ScrapeGraphAI / Scrapegraph-ai

Python scraper based on AI

https://scrapegraphai.com

MIT License

16.02k stars 1.31k forks source link

Scraping n levels deep #112

Closed rawmean closed 6 months ago

rawmean commented 7 months ago

Is your feature request related to a problem? Please describe. I'd like to scrape a website n-levels deep.

Describe the solution you'd like For example, given url = example.com, the scraper should also follow the links in example.com and scrape those too

Describe alternatives you've considered I can use BeautifulSoup and download the pages and then feed them to this

PeriniM commented 7 months ago

Hei @rawmean, we will add it in the to-do list for feature requests! It would be interesting to create a new graph for this and maybe calling it CrawlerGraph or DeepScraperGraph

mayurdb commented 6 months ago

I'll try to take a stab at it. This is what I'm thinking: Input: URL

FetchNode
ParseNode
RAGNode
SearchLinkNode -> Get all the links on the page
(new) LinkFilterNode -> Filter out potentially relevant links
(new) RepeaterNode -> Executes graph from child node onwards once for each of the input link in parallel
FetchNode
ParseNode
RAGNode
(new) ContainsAnswerNode -> A new node type that can tell if the currect content contains the answer
(new) ConditionalNode -> A new node with two children, if parent returns true, pick child 1 or else pick child 2 12a. GenerateAnswerNode 12b. Go to step 4 for next level of depth

Let me know if this looks reasonable or if you have any other plan/better alternative that you can think of

VinciGit00 commented 6 months ago

Yeah, pls contact me thorough email (mvincig11@gmail.com)

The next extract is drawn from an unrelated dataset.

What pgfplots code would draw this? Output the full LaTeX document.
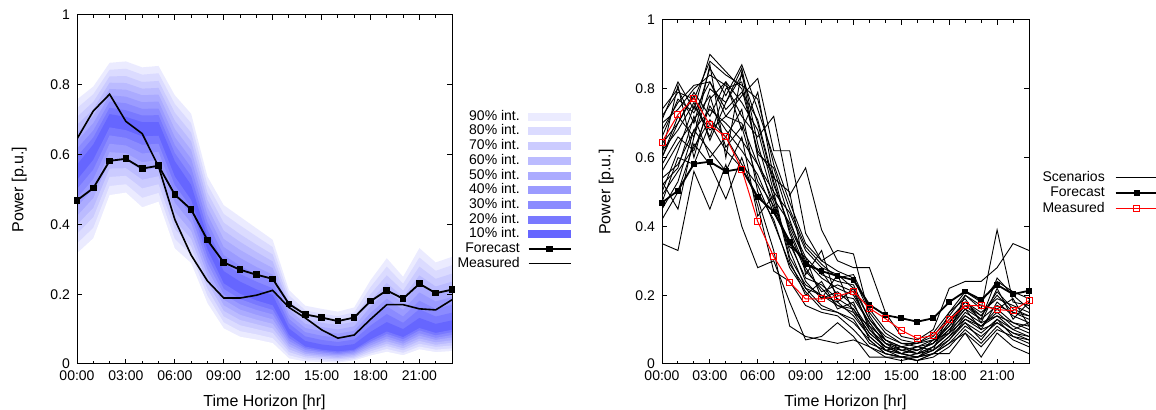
\documentclass[border=0pt]{standalone}
\usepackage{fontspec}
\setmainfont{Liberation Sans}
\usepackage{pgfplots}
\pgfplotsset{compat=1.18}
\usepackage{pgfplotstable}

\definecolor{b9}{HTML}{EBEBFF}
\definecolor{b8}{HTML}{DBDBFF}
\definecolor{b7}{HTML}{CBCBFF}
\definecolor{b6}{HTML}{BBBBFF}
\definecolor{b5}{HTML}{ABABFF}
\definecolor{b4}{HTML}{9B9BFF}
\definecolor{b3}{HTML}{8B8BFF}
\definecolor{b2}{HTML}{7979FF}
\definecolor{b1}{HTML}{6666FF}

\pgfplotstableread{
h u1 u2 u3 u4 u5 u6 u7 u8 u9 l1 l2 l3 l4 l5 l6 l7 l8 l9
0 0.571 0.594 0.617 0.639 0.662 0.685 0.708 0.733 0.758 0.527 0.501 0.475 0.450 0.424 0.399 0.373 0.345 0.317
1 0.629 0.649 0.669 0.690 0.710 0.730 0.751 0.773 0.795 0.585 0.557 0.530 0.502 0.475 0.447 0.420 0.390 0.360
2 0.716 0.734 0.752 0.770 0.788 0.806 0.824 0.843 0.863 0.678 0.655 0.631 0.607 0.583 0.560 0.536 0.510 0.484
3 0.708 0.727 0.747 0.766 0.786 0.805 0.825 0.846 0.867 0.670 0.648 0.626 0.604 0.583 0.561 0.539 0.515 0.491
4 0.693 0.712 0.731 0.750 0.770 0.789 0.808 0.829 0.850 0.652 0.628 0.603 0.578 0.553 0.528 0.503 0.476 0.449
5 0.693 0.713 0.732 0.752 0.772 0.791 0.811 0.833 0.854 0.654 0.631 0.608 0.585 0.562 0.538 0.515 0.490 0.465
6 0.581 0.604 0.627 0.650 0.673 0.697 0.720 0.745 0.770 0.537 0.512 0.487 0.462 0.436 0.411 0.386 0.358 0.331
7 0.513 0.538 0.563 0.588 0.613 0.638 0.663 0.690 0.717 0.470 0.448 0.426 0.404 0.381 0.359 0.337 0.313 0.289
8 0.364 0.385 0.406 0.428 0.449 0.470 0.491 0.514 0.537 0.328 0.309 0.290 0.271 0.253 0.234 0.215 0.195 0.174
9 0.266 0.289 0.312 0.335 0.358 0.382 0.405 0.430 0.455 0.231 0.215 0.199 0.184 0.168 0.152 0.136 0.119 0.102
10 0.236 0.258 0.281 0.304 0.327 0.350 0.372 0.397 0.422 0.201 0.186 0.171 0.156 0.141 0.126 0.111 0.094 0.078
11 0.214 0.236 0.257 0.278 0.300 0.321 0.342 0.366 0.389 0.182 0.169 0.155 0.141 0.127 0.114 0.100 0.085 0.070
12 0.198 0.217 0.236 0.256 0.275 0.294 0.314 0.335 0.356 0.168 0.155 0.142 0.128 0.115 0.102 0.089 0.074 0.060
13 0.102 0.116 0.129 0.142 0.156 0.169 0.183 0.197 0.212 0.083 0.074 0.066 0.058 0.050 0.042 0.034 0.025 0.016
14 0.066 0.079 0.091 0.103 0.115 0.128 0.140 0.154 0.167 0.050 0.045 0.040 0.034 0.029 0.024 0.019 0.013 0.007
15 0.056 0.069 0.081 0.094 0.106 0.118 0.131 0.144 0.158 0.041 0.037 0.033 0.028 0.024 0.020 0.015 0.011 0.006
16 0.051 0.063 0.075 0.087 0.099 0.112 0.124 0.137 0.150 0.036 0.032 0.028 0.025 0.021 0.017 0.013 0.008 0.004
17 0.057 0.070 0.082 0.095 0.108 0.121 0.134 0.148 0.162 0.041 0.038 0.034 0.030 0.026 0.022 0.018 0.014 0.010
18 0.092 0.110 0.128 0.146 0.164 0.182 0.200 0.220 0.240 0.070 0.064 0.059 0.053 0.047 0.042 0.036 0.030 0.024
19 0.120 0.143 0.165 0.187 0.210 0.232 0.254 0.279 0.303 0.093 0.086 0.079 0.072 0.065 0.058 0.051 0.043 0.035
20 0.100 0.118 0.136 0.155 0.173 0.192 0.210 0.230 0.250 0.077 0.071 0.064 0.058 0.052 0.045 0.039 0.032 0.025
21 0.132 0.157 0.181 0.205 0.230 0.254 0.279 0.305 0.332 0.103 0.096 0.088 0.081 0.073 0.066 0.058 0.050 0.042
22 0.115 0.136 0.158 0.179 0.201 0.222 0.244 0.267 0.291 0.089 0.082 0.075 0.069 0.062 0.055 0.049 0.041 0.034
23 0.125 0.147 0.170 0.192 0.214 0.236 0.259 0.283 0.307 0.098 0.091 0.083 0.076 0.068 0.061 0.053 0.045 0.037
}\bands

\pgfplotstableread{
h forecast measured
0 0.469 0.645
1 0.504 0.725
2 0.582 0.773
3 0.588 0.695
4 0.560 0.660
5 0.568 0.566
6 0.485 0.414
7 0.443 0.312
8 0.355 0.238
9 0.291 0.189
10 0.270 0.189
11 0.256 0.197
12 0.244 0.211
13 0.172 0.162
14 0.142 0.132
15 0.133 0.098
16 0.123 0.074
17 0.133 0.083
18 0.180 0.128
19 0.211 0.170
20 0.187 0.170
21 0.230 0.158
22 0.203 0.155
23 0.213 0.184
}\fm

\pgfplotstableread{
h s1 s2 s3 s4 s5 s6 s7 s8 s9 s10 s11 s12 s13 s14 s15 s16 s17 s18 s19 s20 s21 s22
0 0.60 0.50 0.71 0.45 0.64 0.35 0.74 0.58 0.52 0.68 0.47 0.62 0.56 0.70 0.42 0.66 0.54 0.60 0.49 0.72 0.61 0.53
1 0.72 0.62 0.82 0.53 0.70 0.33 0.80 0.66 0.57 0.76 0.60 0.68 0.64 0.74 0.50 0.77 0.58 0.70 0.56 0.79 0.81 0.45
2 0.66 0.75 0.74 0.68 0.79 0.56 0.70 0.62 0.72 0.81 0.58 0.76 0.71 0.80 0.64 0.73 0.68 0.78 0.63 0.77 0.60 0.66
3 0.80 0.68 0.90 0.62 0.72 0.45 0.86 0.75 0.60 0.82 0.70 0.66 0.78 0.84 0.58 0.82 0.74 0.65 0.71 0.88 0.77 0.87
4 0.76 0.72 0.85 0.56 0.82 0.58 0.78 0.68 0.66 0.72 0.62 0.80 0.63 0.81 0.48 0.74 0.70 0.76 0.66 0.84 0.82 0.60
5 0.84 0.70 0.80 0.66 0.76 0.40 0.87 0.62 0.74 0.78 0.57 0.82 0.69 0.72 0.60 0.79 0.65 0.86 0.58 0.81 0.68 0.85
6 0.70 0.58 0.62 0.43 0.68 0.28 0.74 0.55 0.50 0.83 0.48 0.61 0.53 0.66 0.46 0.71 0.58 0.64 0.52 0.77 0.79 0.60
7 0.52 0.47 0.55 0.49 0.50 0.30 0.60 0.44 0.42 0.62 0.33 0.57 0.46 0.72 0.27 0.53 0.50 0.48 0.41 0.58 0.54 0.45
8 0.40 0.33 0.38 0.30 0.44 0.18 0.47 0.36 0.28 0.62 0.11 0.42 0.35 0.49 0.24 0.39 0.31 0.41 0.29 0.45 0.50 0.34
9 0.30 0.22 0.27 0.20 0.33 0.07 0.35 0.24 0.21 0.38 0.08 0.29 0.25 0.57 0.17 0.28 0.23 0.31 0.22 0.34 0.26 0.31
10 0.25 0.20 0.22 0.24 0.28 0.08 0.30 0.19 0.16 0.30 0.07 0.27 0.23 0.39 0.15 0.21 0.20 0.26 0.17 0.29 0.33 0.19
11 0.22 0.18 0.17 0.16 0.26 0.12 0.27 0.21 0.15 0.33 0.06 0.20 0.19 0.30 0.14 0.23 0.17 0.24 0.15 0.25 0.18 0.26
12 0.20 0.14 0.16 0.18 0.22 0.08 0.25 0.17 0.13 0.32 0.07 0.19 0.16 0.28 0.10 0.21 0.15 0.23 0.12 0.26 0.22 0.15
13 0.12 0.08 0.09 0.07 0.13 0.02 0.15 0.10 0.06 0.14 0.05 0.12 0.09 0.28 0.05 0.11 0.08 0.13 0.07 0.16 0.10 0.11
14 0.06 0.04 0.05 0.03 0.08 0.02 0.09 0.05 0.04 0.07 0.03 0.06 0.05 0.15 0.02 0.07 0.04 0.07 0.03 0.10 0.06 0.04
15 0.04 0.03 0.03 0.02 0.06 0.01 0.06 0.04 0.02 0.05 0.02 0.05 0.03 0.08 0.02 0.04 0.03 0.05 0.02 0.07 0.03 0.05
16 0.03 0.02 0.04 0.01 0.05 0.02 0.06 0.03 0.03 0.04 0.01 0.04 0.02 0.07 0.02 0.05 0.02 0.06 0.01 0.06 0.05 0.03
17 0.05 0.04 0.06 0.03 0.07 0.03 0.08 0.05 0.04 0.06 0.02 0.06 0.05 0.10 0.03 0.06 0.04 0.07 0.03 0.09 0.04 0.07
18 0.10 0.08 0.11 0.06 0.13 0.03 0.14 0.09 0.07 0.12 0.05 0.10 0.09 0.22 0.06 0.12 0.08 0.11 0.07 0.15 0.15 0.09
19 0.14 0.12 0.16 0.09 0.18 0.09 0.20 0.15 0.13 0.17 0.10 0.16 0.13 0.24 0.11 0.18 0.14 0.17 0.12 0.21 0.19 0.20
20 0.11 0.09 0.10 0.05 0.14 0.02 0.16 0.12 0.10 0.13 0.06 0.13 0.11 0.24 0.08 0.15 0.11 0.14 0.07 0.18 0.12 0.17
21 0.16 0.13 0.18 0.10 0.20 0.09 0.39 0.14 0.12 0.25 0.11 0.17 0.15 0.28 0.12 0.19 0.14 0.21 0.13 0.24 0.22 0.16
22 0.12 0.10 0.14 0.08 0.15 0.05 0.18 0.12 0.09 0.20 0.07 0.15 0.11 0.35 0.09 0.17 0.10 0.16 0.08 0.21 0.13 0.19
23 0.10 0.08 0.12 0.06 0.14 0.03 0.17 0.11 0.07 0.16 0.05 0.13 0.09 0.33 0.08 0.15 0.12 0.14 0.07 0.19 0.18 0.11
}\scen

\pgfplotsset{
 myax/.style={
  scale only axis, xmin=0, xmax=23, ymin=0, ymax=1,
  axis on top,
  xtick={0,3,6,9,12,15,18,21},
  xticklabels={00:00,03:00,06:00,09:00,12:00,15:00,18:00,21:00},
  minor xtick={1,2,4,5,7,8,10,11,13,14,16,17,19,20,22},
  ytick={0,0.2,0.4,0.6,0.8,1},
  yticklabels={0,0.2,0.4,0.6,0.8,1},
  tick align=inside, major tick length=2.5pt, minor tick length=1.5pt,
  axis line style={line width=0.5pt},
  every tick/.style={black, line width=0.5pt},
  tick label style={font=\fontsize{7}{8}\selectfont},
  label style={font=\fontsize{8}{9}\selectfont},
  xlabel={Time Horizon [hr]}, ylabel={Power [p.u.]},
  ylabel style={yshift=5pt},
  legend plot pos=right, legend cell align=right,
  legend style={draw=none, fill=none, inner sep=0pt, anchor=north west,
    font=\fontsize{7}{7}\selectfont,
    nodes={inner sep=0.5pt, text height=5pt, text depth=1.35pt},
    row sep=0pt, column sep=3.5pt},
  legend image code/.code={\draw[mark repeat=2,mark phase=2,##1] plot coordinates {(0pt,0pt) (10.5pt,0pt) (21pt,0pt)};},
 },
 bandleg/.style={legend image code/.code={\fill[#1] (0pt,-1.75pt) rectangle (21pt,1.75pt);}},
}

\begin{document}
\begin{tikzpicture}
\useasboundingbox (0,0) rectangle (578pt,205pt);

\begin{axis}[myax, at={(38.5pt,23pt)}, anchor=south west,
  width=187.5pt, height=174.5pt,
  legend style={at={(1.011,0.731)}}]
\addplot[fill=b9, draw=none, forget plot] table[x=h,y=u9]{\bands} \closedcycle;
\addplot[fill=b8, draw=none, forget plot] table[x=h,y=u8]{\bands} \closedcycle;
\addplot[fill=b7, draw=none, forget plot] table[x=h,y=u7]{\bands} \closedcycle;
\addplot[fill=b6, draw=none, forget plot] table[x=h,y=u6]{\bands} \closedcycle;
\addplot[fill=b5, draw=none, forget plot] table[x=h,y=u5]{\bands} \closedcycle;
\addplot[fill=b4, draw=none, forget plot] table[x=h,y=u4]{\bands} \closedcycle;
\addplot[fill=b3, draw=none, forget plot] table[x=h,y=u3]{\bands} \closedcycle;
\addplot[fill=b2, draw=none, forget plot] table[x=h,y=u2]{\bands} \closedcycle;
\addplot[fill=b1, draw=none, forget plot] table[x=h,y=u1]{\bands} \closedcycle;
\addplot[fill=b2, draw=none, forget plot] table[x=h,y=l1]{\bands} \closedcycle;
\addplot[fill=b3, draw=none, forget plot] table[x=h,y=l2]{\bands} \closedcycle;
\addplot[fill=b4, draw=none, forget plot] table[x=h,y=l3]{\bands} \closedcycle;
\addplot[fill=b5, draw=none, forget plot] table[x=h,y=l4]{\bands} \closedcycle;
\addplot[fill=b6, draw=none, forget plot] table[x=h,y=l5]{\bands} \closedcycle;
\addplot[fill=b7, draw=none, forget plot] table[x=h,y=l6]{\bands} \closedcycle;
\addplot[fill=b8, draw=none, forget plot] table[x=h,y=l7]{\bands} \closedcycle;
\addplot[fill=b9, draw=none, forget plot] table[x=h,y=l8]{\bands} \closedcycle;
\addplot[fill=white, draw=none, forget plot] table[x=h,y=l9]{\bands} \closedcycle;
\addlegendimage{bandleg=b9}\addlegendentry{90\% int.}
\addlegendimage{bandleg=b8}\addlegendentry{80\% int.}
\addlegendimage{bandleg=b7}\addlegendentry{70\% int.}
\addlegendimage{bandleg=b6}\addlegendentry{60\% int.}
\addlegendimage{bandleg=b5}\addlegendentry{50\% int.}
\addlegendimage{bandleg=b4}\addlegendentry{40\% int.}
\addlegendimage{bandleg=b3}\addlegendentry{30\% int.}
\addlegendimage{bandleg=b2}\addlegendentry{20\% int.}
\addlegendimage{bandleg=b1}\addlegendentry{10\% int.}
\addplot[black, line width=0.9pt, mark=square*, mark size=1.2pt, mark options={solid}] table[x=h,y=forecast]{\fm};
\addlegendentry{Forecast}
\addplot[black, line width=0.8pt] table[x=h,y=measured]{\fm};
\addlegendentry{Measured}
\end{axis}

\begin{axis}[myax, at={(331pt,23pt)}, anchor=south west,
  width=183.5pt, height=172pt,
  ylabel style={yshift=-1pt},
  legend style={at={(1.033,0.565)}, row sep=0.4pt, column sep=4.5pt}]
\addlegendimage{black, line width=0.5pt}\addlegendentry{Scenarios}
\pgfplotsinvokeforeach{1,...,22}{
  \addplot[black, line width=0.45pt, forget plot] table[x=h, y=s#1]{\scen};
}
\addplot[black, line width=0.9pt, mark=square*, mark size=1.0pt, mark options={solid}] table[x=h,y=forecast]{\fm};
\addlegendentry{Forecast}
\addplot[red, line width=0.5pt, mark=square, mark size=1.5pt, mark options={solid}] table[x=h,y=measured]{\fm};
\addlegendentry{Measured}
\end{axis}
\end{tikzpicture}
\end{document}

ChrisDelClea commented 6 months ago

Sounds really intresting.

davideuler commented 2 months ago

I am looking for the feature too. There are two use cases: 1.Loop through several path levels of a website, to extract information from all item pages. like to extract all shop item informations, all renting houses prices and locations. In this case, I can specify which paths will be processed by regex expressions. 2.Loop through all pages of a small website. It behaves like crawler as nutch, while I can specify what I will get from each page. There is a prompt to match the target page, and a prompt to get data/files from that page. Sometimes I need to crawl all videos/images of a specified condition for the website.